TASK TO CARRY OUT: Pictures do not belong in the output. Reproduce exactly the lines from the start of the records through the line with "(0,0) rectangle (622,535);".

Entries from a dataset
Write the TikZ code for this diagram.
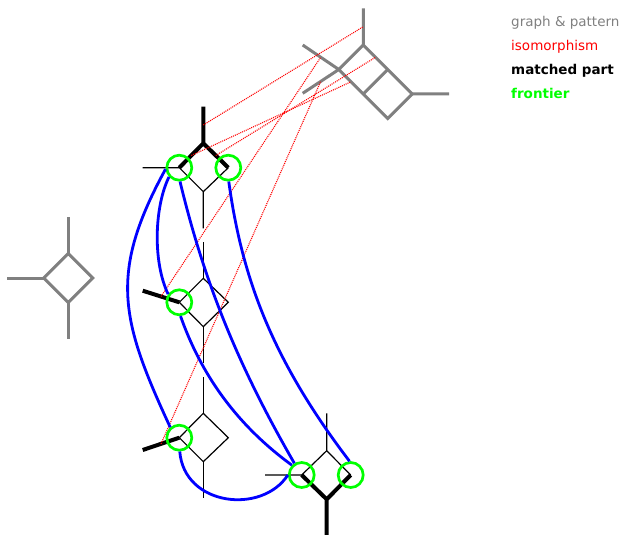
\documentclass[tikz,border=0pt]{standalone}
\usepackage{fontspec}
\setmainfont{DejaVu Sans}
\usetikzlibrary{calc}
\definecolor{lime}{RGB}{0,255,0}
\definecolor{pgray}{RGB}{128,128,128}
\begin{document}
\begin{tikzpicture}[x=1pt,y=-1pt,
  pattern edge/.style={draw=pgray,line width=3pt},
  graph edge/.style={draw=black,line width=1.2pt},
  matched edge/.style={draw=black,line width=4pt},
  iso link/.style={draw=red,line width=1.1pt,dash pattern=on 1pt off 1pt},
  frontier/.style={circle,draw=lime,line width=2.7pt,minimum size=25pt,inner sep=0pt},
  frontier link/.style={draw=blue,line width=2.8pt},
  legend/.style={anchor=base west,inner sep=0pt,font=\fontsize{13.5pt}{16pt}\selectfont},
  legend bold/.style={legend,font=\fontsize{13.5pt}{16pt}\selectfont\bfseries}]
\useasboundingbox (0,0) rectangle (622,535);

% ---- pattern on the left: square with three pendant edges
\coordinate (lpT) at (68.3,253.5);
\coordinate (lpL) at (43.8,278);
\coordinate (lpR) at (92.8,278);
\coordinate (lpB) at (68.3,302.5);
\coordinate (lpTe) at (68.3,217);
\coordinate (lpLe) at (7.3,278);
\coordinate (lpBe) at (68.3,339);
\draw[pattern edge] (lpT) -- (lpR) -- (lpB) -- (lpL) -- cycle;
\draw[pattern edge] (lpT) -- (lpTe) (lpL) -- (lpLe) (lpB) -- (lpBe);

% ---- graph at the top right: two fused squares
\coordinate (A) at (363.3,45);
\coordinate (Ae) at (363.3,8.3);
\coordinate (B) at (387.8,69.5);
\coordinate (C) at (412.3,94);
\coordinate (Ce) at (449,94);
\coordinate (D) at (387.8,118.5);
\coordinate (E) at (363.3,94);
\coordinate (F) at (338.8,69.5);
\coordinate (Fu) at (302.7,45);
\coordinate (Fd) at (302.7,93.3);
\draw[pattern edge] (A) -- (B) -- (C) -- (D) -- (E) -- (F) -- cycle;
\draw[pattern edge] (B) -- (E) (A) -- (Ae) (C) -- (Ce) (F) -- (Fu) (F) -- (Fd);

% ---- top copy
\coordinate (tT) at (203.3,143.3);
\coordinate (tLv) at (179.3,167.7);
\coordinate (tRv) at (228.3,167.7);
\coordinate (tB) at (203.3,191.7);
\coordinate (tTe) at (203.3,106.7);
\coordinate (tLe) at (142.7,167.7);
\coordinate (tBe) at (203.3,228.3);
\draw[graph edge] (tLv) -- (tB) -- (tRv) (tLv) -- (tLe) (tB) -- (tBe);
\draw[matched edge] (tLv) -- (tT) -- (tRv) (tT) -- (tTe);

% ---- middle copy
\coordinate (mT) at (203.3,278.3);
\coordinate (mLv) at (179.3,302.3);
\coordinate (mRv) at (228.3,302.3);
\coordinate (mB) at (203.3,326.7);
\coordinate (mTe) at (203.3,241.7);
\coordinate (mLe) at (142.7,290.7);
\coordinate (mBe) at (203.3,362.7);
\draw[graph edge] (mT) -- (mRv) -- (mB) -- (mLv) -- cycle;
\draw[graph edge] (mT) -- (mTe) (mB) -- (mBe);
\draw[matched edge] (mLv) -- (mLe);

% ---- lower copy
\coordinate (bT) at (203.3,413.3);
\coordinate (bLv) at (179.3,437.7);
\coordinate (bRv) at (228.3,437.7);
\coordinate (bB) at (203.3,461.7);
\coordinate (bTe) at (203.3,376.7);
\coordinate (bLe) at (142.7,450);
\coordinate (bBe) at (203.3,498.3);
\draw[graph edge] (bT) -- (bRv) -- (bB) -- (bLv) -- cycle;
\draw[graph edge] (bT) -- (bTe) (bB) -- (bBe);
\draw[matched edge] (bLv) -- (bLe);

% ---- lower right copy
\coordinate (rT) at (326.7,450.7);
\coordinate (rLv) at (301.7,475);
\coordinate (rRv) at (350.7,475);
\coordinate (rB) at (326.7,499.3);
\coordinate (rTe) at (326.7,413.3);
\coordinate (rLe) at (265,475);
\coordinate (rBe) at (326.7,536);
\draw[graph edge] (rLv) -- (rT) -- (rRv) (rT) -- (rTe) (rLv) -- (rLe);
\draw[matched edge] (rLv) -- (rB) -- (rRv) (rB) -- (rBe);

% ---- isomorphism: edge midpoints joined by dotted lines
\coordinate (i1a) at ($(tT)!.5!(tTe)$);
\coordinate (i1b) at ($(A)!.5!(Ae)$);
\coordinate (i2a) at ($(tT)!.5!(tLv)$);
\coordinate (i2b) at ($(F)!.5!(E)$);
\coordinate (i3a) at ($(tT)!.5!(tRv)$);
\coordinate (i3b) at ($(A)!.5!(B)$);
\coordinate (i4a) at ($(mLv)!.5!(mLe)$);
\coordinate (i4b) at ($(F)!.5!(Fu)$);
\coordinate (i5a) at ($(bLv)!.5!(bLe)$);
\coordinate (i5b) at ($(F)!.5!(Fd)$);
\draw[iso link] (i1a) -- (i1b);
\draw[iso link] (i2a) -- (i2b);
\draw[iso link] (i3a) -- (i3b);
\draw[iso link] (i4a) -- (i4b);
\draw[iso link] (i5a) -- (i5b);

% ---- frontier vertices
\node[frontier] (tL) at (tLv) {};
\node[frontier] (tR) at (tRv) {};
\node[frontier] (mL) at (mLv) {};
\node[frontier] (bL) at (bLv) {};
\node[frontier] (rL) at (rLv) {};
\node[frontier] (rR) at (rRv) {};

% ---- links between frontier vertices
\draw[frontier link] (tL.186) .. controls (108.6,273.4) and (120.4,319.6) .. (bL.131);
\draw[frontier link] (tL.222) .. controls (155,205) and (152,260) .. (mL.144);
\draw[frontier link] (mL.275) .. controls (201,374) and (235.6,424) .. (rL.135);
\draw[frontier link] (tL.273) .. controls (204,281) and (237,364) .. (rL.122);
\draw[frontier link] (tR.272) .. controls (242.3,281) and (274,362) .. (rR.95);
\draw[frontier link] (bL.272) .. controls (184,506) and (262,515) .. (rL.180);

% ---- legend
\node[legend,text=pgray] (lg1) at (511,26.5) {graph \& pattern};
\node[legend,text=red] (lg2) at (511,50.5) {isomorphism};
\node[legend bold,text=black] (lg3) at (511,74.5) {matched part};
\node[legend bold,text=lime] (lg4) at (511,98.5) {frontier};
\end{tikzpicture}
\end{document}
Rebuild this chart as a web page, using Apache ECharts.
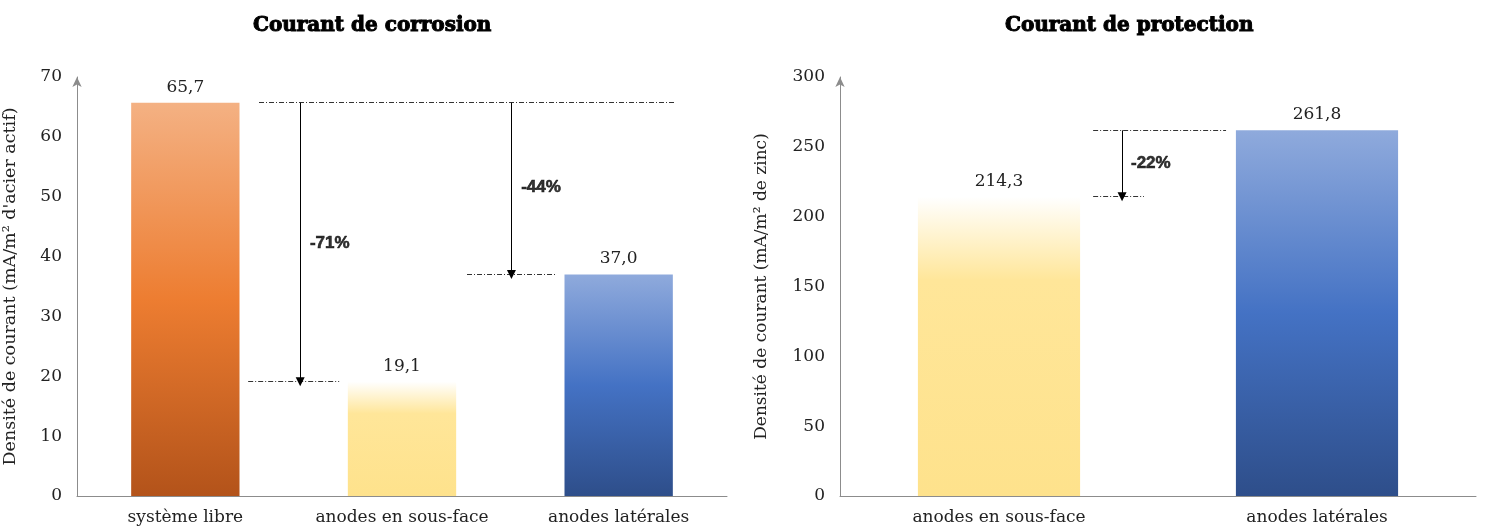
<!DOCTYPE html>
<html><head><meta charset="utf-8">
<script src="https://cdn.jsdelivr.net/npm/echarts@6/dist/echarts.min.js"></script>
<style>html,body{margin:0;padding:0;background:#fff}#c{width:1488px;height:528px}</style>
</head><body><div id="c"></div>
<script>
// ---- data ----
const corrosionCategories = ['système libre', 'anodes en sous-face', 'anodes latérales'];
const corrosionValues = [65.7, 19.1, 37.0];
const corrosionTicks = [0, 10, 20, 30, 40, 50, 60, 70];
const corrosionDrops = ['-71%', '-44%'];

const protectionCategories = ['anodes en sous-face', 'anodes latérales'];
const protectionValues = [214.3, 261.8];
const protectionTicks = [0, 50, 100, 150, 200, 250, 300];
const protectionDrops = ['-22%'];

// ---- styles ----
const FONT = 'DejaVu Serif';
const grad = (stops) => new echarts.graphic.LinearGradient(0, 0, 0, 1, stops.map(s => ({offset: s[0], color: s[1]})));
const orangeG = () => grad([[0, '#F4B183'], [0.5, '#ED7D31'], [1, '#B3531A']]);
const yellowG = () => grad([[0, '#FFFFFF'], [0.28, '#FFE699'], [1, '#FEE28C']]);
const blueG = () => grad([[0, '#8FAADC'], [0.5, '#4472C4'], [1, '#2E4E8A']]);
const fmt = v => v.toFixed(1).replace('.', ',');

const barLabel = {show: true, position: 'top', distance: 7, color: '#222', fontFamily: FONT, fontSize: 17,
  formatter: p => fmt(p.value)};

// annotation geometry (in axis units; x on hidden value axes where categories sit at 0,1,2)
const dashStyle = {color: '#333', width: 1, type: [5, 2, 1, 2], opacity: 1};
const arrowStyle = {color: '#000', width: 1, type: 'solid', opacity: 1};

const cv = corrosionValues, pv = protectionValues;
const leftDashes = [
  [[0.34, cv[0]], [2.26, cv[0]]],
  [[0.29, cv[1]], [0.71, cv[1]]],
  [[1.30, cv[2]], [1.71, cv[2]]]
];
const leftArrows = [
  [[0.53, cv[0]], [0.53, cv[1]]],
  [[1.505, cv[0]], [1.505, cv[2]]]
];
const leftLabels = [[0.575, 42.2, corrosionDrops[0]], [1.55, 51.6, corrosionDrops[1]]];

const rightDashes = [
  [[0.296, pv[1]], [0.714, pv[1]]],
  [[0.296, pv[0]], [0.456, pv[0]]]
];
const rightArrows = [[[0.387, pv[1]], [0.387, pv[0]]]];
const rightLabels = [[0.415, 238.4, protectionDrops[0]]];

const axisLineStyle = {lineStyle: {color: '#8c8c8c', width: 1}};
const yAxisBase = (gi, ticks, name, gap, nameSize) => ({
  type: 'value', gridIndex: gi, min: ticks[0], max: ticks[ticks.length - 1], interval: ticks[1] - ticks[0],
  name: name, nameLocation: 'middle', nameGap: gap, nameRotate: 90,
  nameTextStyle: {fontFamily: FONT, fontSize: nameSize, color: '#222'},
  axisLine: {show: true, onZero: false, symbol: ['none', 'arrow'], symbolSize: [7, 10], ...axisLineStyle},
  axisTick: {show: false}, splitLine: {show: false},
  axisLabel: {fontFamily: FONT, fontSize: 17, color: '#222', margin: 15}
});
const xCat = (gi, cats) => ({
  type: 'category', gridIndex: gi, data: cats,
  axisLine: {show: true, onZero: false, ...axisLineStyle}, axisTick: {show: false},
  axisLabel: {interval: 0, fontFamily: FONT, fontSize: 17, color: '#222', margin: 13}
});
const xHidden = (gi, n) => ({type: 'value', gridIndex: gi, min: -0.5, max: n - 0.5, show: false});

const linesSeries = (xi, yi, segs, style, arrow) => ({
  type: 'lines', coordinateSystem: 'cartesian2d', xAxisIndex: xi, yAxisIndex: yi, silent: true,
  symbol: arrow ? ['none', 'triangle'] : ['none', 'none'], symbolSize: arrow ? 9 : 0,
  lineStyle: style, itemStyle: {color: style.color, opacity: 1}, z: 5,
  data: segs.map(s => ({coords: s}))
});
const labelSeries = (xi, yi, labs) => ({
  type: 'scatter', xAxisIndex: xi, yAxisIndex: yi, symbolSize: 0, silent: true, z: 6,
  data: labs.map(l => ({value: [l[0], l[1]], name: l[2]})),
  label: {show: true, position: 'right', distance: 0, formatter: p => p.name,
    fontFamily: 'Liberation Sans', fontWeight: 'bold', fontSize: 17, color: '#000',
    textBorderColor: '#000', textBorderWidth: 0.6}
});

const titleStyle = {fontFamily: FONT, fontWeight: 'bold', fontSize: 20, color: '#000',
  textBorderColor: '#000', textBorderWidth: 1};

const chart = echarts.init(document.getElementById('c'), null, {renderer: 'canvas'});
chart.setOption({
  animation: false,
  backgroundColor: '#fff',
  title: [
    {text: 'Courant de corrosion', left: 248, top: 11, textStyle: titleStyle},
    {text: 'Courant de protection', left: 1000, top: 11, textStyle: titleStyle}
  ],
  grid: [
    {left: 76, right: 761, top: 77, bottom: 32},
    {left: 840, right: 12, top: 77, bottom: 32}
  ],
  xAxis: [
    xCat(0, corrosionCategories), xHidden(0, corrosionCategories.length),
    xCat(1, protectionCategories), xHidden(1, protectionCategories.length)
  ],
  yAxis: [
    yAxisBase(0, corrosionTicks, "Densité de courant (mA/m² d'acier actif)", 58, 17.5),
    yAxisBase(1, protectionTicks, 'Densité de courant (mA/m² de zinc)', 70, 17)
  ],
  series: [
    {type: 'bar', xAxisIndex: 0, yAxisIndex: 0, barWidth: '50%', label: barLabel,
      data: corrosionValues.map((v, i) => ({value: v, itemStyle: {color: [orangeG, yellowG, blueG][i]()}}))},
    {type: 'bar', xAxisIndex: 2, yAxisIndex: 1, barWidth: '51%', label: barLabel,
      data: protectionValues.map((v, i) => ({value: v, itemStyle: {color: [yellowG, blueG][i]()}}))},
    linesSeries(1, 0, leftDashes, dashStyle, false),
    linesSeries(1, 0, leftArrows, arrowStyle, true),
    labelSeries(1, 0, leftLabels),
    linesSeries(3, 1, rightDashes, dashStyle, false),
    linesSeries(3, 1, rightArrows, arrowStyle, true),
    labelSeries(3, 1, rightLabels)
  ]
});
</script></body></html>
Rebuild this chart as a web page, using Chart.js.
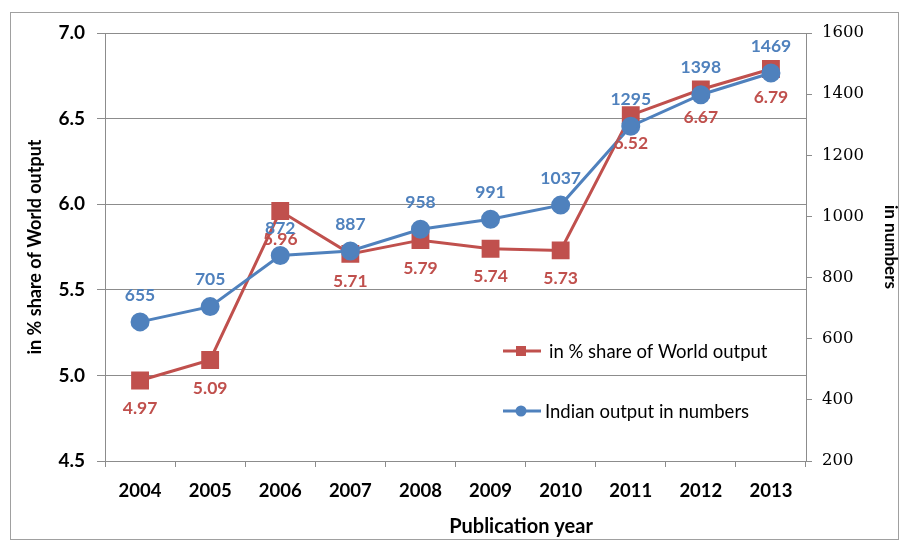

SOLUTION BELOW:
Write the TikZ code for this diagram.
\documentclass[tikz,border=0pt]{standalone}
\usepackage{fontspec}
\setmainfont{DejaVu Sans}
\usetikzlibrary{calc}
\definecolor{lime}{RGB}{0,255,0}
\definecolor{pgray}{RGB}{128,128,128}
\begin{document}
\begin{tikzpicture}[x=1pt,y=-1pt,
  pattern edge/.style={draw=pgray,line width=3pt},
  graph edge/.style={draw=black,line width=1.2pt},
  matched edge/.style={draw=black,line width=4pt},
  iso link/.style={draw=red,line width=1.1pt,dash pattern=on 1pt off 1pt},
  frontier/.style={circle,draw=lime,line width=2.7pt,minimum size=25pt,inner sep=0pt},
  frontier link/.style={draw=blue,line width=2.8pt},
  legend/.style={anchor=base west,inner sep=0pt,font=\fontsize{13.5pt}{16pt}\selectfont},
  legend bold/.style={legend,font=\fontsize{13.5pt}{16pt}\selectfont\bfseries}]
\useasboundingbox (0,0) rectangle (622,535);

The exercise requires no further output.